The majority of the time, when I feel myself start to get annoyed at the constant “mama. mama. mama.” is when my full attention isn’t on my son. Whether it’s trying to send an email or write a grocery list, the minute I’m no longer sitting in his playroom, coloring my 70th cement mixer of the hour, he starts calling for me. And even just typing that out makes me feel like a complete jerk.
He had been great for months at playing independently here and there, so the sudden shift completely caught me off guard. Everyday I’m consciously working on slowing down and giving him my attention. No, the dishwasher isn’t going to magically unload itself, but it will still be there for me to unload during naptime, so I can play with my kiddo now – after all, isn’t that why I’m staying home? So I can spend time with him and love on him as much as I can?
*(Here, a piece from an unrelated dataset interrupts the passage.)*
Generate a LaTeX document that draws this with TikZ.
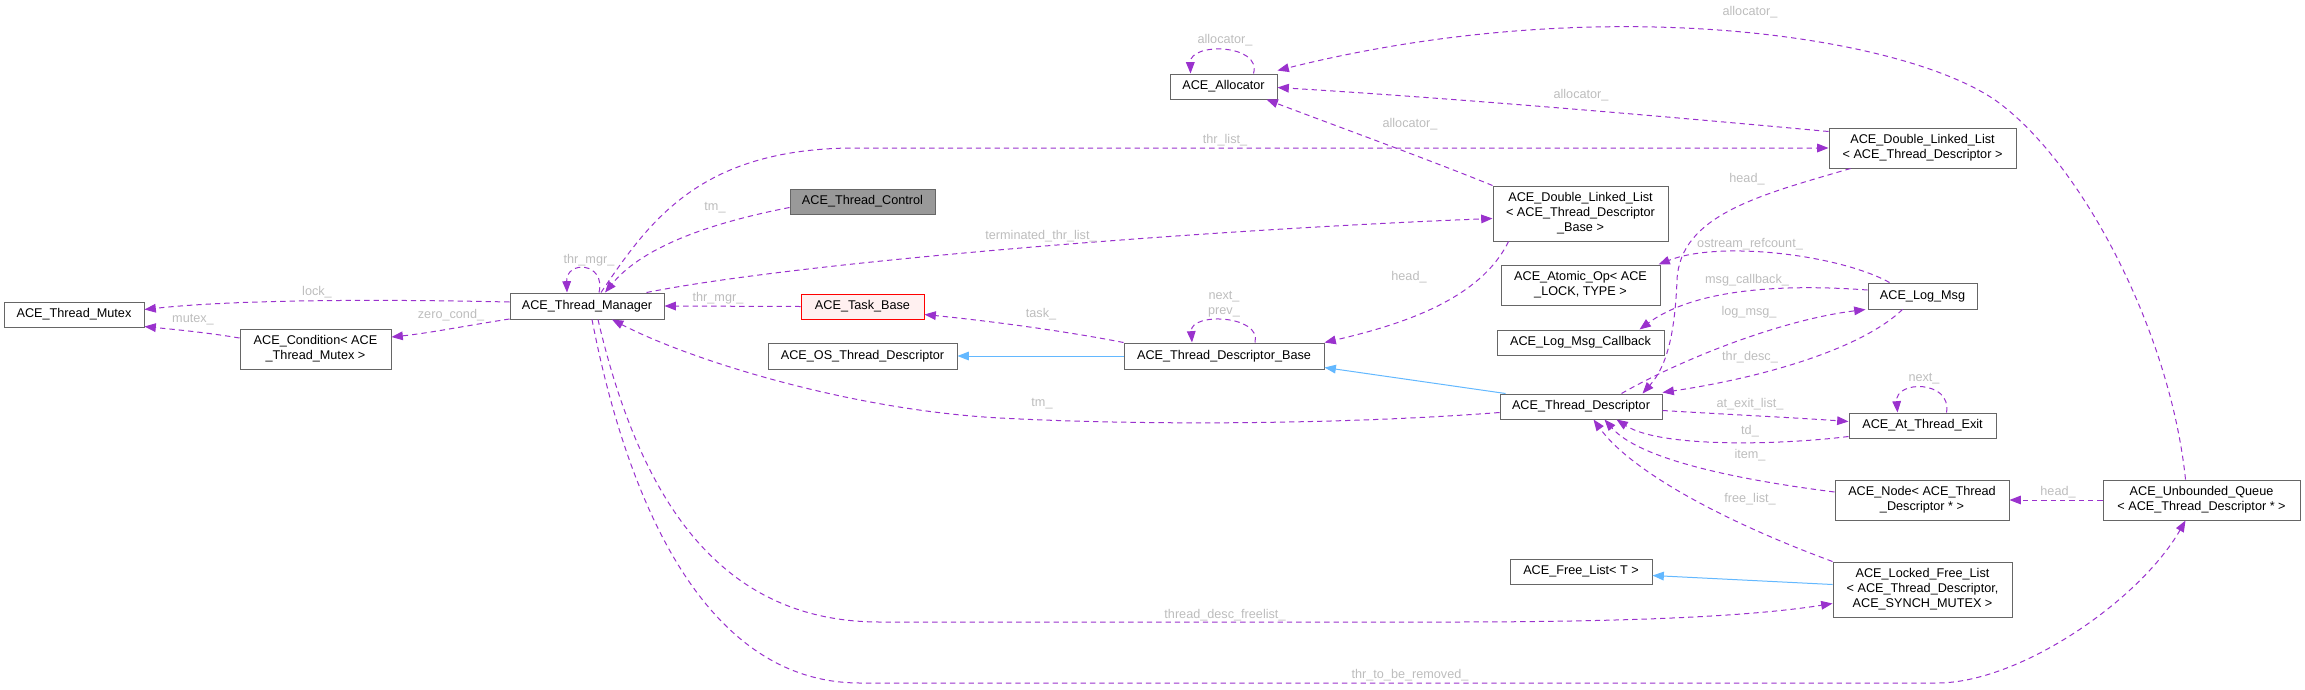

So what if he wants nothing more right now then to sit and play trucks with his mama? There will come a day (likely in the not too distant future) when he is embarrassed to even have me around.
Remember that this is hard for them, too
There are so many changes going on inside of our littles around that 2 year mark, it’s no wonder things on the outside change, also. Becoming more observant of their world, having more of an opinion on what they want to do, molars popping through, and having new experiences are just a few ways our littles are stretched on any given day.
About three weeks ago my kiddo got growled at by another boy at the park, and he’s talked about it everyday since. In the hustle and bustle of play dates and rec center classes, it’s easy to forget that small experiences are very memorable for someone so young – everything has an impact.
It’s more important than ever for me to remember that while I get frustrated with him, sometimes he’s likely to feel the same way with me, but just doesn’t quite know how to express it with his limited vocabulary – thus the tantrums.
If there’s anything that mamahood has taught me, it’s that each season is more fleeting than the last. So while this has been the most challenging couple of months for me by far, I have no doubt that it will pass and we will be on to new challenges together, as we both continue to learn and grow in our roles.
In the end I’m trying to stay thankful, because even though my patience is tested everyday, that stretching of myself will ultimately make me a better mama. And I know that there will be a day when I miss hearing his little voice calling “mama” over and over and over and over… just not necessarily today.